§ Objective: Repeat every line of the listing below exactly, minus the pictures.
'''
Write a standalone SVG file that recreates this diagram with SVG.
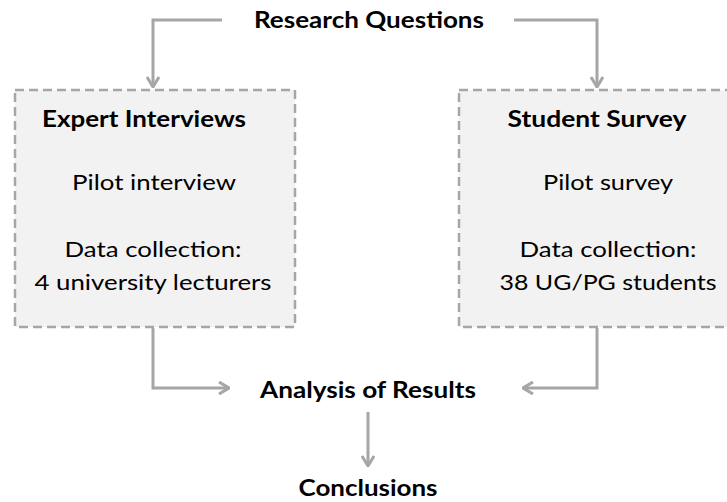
<svg xmlns="http://www.w3.org/2000/svg" width="727" height="502" viewBox="0 0 727 502">
<defs>
<style>
.box{fill:#F2F2F2;stroke:#A6A6A6;stroke-width:2.5;stroke-dasharray:9,5}
.t{font-family:Lato,"Open Sans","Liberation Sans",sans-serif;font-size:22px;fill:#000;text-anchor:middle}
.b{font-weight:bold}
.c{fill:none;stroke:#A6A6A6;stroke-width:3}
</style>
<marker id="ah" viewBox="0 0 12 14" refX="11" refY="7" markerWidth="12" markerHeight="14" markerUnits="userSpaceOnUse" orient="auto">
<path d="M1,1 L11,7 L1,13" fill="none" stroke="#A6A6A6" stroke-width="3"/>
</marker>
</defs>
<rect width="727" height="502" fill="#fff"/>
<g id="connectors">
<path class="c" d="M222,20 H153 V87" marker-end="url(#ah)"/>
<path class="c" d="M514,20 H597 V87" marker-end="url(#ah)"/>
<path class="c" d="M153,328 V388 H229" marker-end="url(#ah)"/>
<path class="c" d="M597,328 V388 H523" marker-end="url(#ah)"/>
<path class="c" d="M368,412 V466" marker-end="url(#ah)"/>
</g>
<g id="research-questions">
<text class="t b" x="369" y="28" textLength="230" lengthAdjust="spacingAndGlyphs">Research Questions</text>
</g>
<g id="expert-interviews">
<rect class="box" x="15" y="90" width="280" height="237"/>
<text class="t b" x="144" y="127" textLength="204" lengthAdjust="spacingAndGlyphs">Expert Interviews</text>
<text class="t" x="154" y="190" textLength="164" lengthAdjust="spacingAndGlyphs">Pilot interview</text>
<text class="t" x="153" y="257" textLength="177" lengthAdjust="spacingAndGlyphs">Data collection:</text>
<text class="t" x="153" y="290" textLength="237" lengthAdjust="spacingAndGlyphs">4 university lecturers</text>
</g>
<g id="student-survey">
<rect class="box" x="459" y="90" width="280" height="237"/>
<text class="t b" x="597" y="127" textLength="179" lengthAdjust="spacingAndGlyphs">Student Survey</text>
<text class="t" x="608" y="190" textLength="130" lengthAdjust="spacingAndGlyphs">Pilot survey</text>
<text class="t" x="608" y="257" textLength="177" lengthAdjust="spacingAndGlyphs">Data collection:</text>
<text class="t" x="608" y="290" textLength="217" lengthAdjust="spacingAndGlyphs">38 UG/PG students</text>
</g>
<g id="analysis">
<text class="t b" x="368" y="398" textLength="216" lengthAdjust="spacingAndGlyphs">Analysis of Results</text>
</g>
<g id="conclusions">
<text class="t b" x="368" y="496" textLength="139" lengthAdjust="spacingAndGlyphs">Conclusions</text>
</g>
</svg>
'''
§ Complete answer:
Write a standalone SVG file that recreates this diagram with SVG.
<svg xmlns="http://www.w3.org/2000/svg" width="727" height="502" viewBox="0 0 727 502">
<defs>
<style>
.box{fill:#F2F2F2;stroke:#A6A6A6;stroke-width:2.5;stroke-dasharray:9,5}
.t{font-family:Lato,"Open Sans","Liberation Sans",sans-serif;font-size:22px;fill:#000;text-anchor:middle}
.b{font-weight:bold}
.c{fill:none;stroke:#A6A6A6;stroke-width:3}
</style>
<marker id="ah" viewBox="0 0 12 14" refX="11" refY="7" markerWidth="12" markerHeight="14" markerUnits="userSpaceOnUse" orient="auto">
<path d="M1,1 L11,7 L1,13" fill="none" stroke="#A6A6A6" stroke-width="3"/>
</marker>
</defs>
<rect width="727" height="502" fill="#fff"/>
<g id="connectors">
<path class="c" d="M222,20 H153 V87" marker-end="url(#ah)"/>
<path class="c" d="M514,20 H597 V87" marker-end="url(#ah)"/>
<path class="c" d="M153,328 V388 H229" marker-end="url(#ah)"/>
<path class="c" d="M597,328 V388 H523" marker-end="url(#ah)"/>
<path class="c" d="M368,412 V466" marker-end="url(#ah)"/>
</g>
<g id="research-questions">
<text class="t b" x="369" y="28" textLength="230" lengthAdjust="spacingAndGlyphs">Research Questions</text>
</g>
<g id="expert-interviews">
<rect class="box" x="15" y="90" width="280" height="237"/>
<text class="t b" x="144" y="127" textLength="204" lengthAdjust="spacingAndGlyphs">Expert Interviews</text>
<text class="t" x="154" y="190" textLength="164" lengthAdjust="spacingAndGlyphs">Pilot interview</text>
<text class="t" x="153" y="257" textLength="177" lengthAdjust="spacingAndGlyphs">Data collection:</text>
<text class="t" x="153" y="290" textLength="237" lengthAdjust="spacingAndGlyphs">4 university lecturers</text>
</g>
<g id="student-survey">
<rect class="box" x="459" y="90" width="280" height="237"/>
<text class="t b" x="597" y="127" textLength="179" lengthAdjust="spacingAndGlyphs">Student Survey</text>
<text class="t" x="608" y="190" textLength="130" lengthAdjust="spacingAndGlyphs">Pilot survey</text>
<text class="t" x="608" y="257" textLength="177" lengthAdjust="spacingAndGlyphs">Data collection:</text>
<text class="t" x="608" y="290" textLength="217" lengthAdjust="spacingAndGlyphs">38 UG/PG students</text>
</g>
<g id="analysis">
<text class="t b" x="368" y="398" textLength="216" lengthAdjust="spacingAndGlyphs">Analysis of Results</text>
</g>
<g id="conclusions">
<text class="t b" x="368" y="496" textLength="139" lengthAdjust="spacingAndGlyphs">Conclusions</text>
</g>
</svg>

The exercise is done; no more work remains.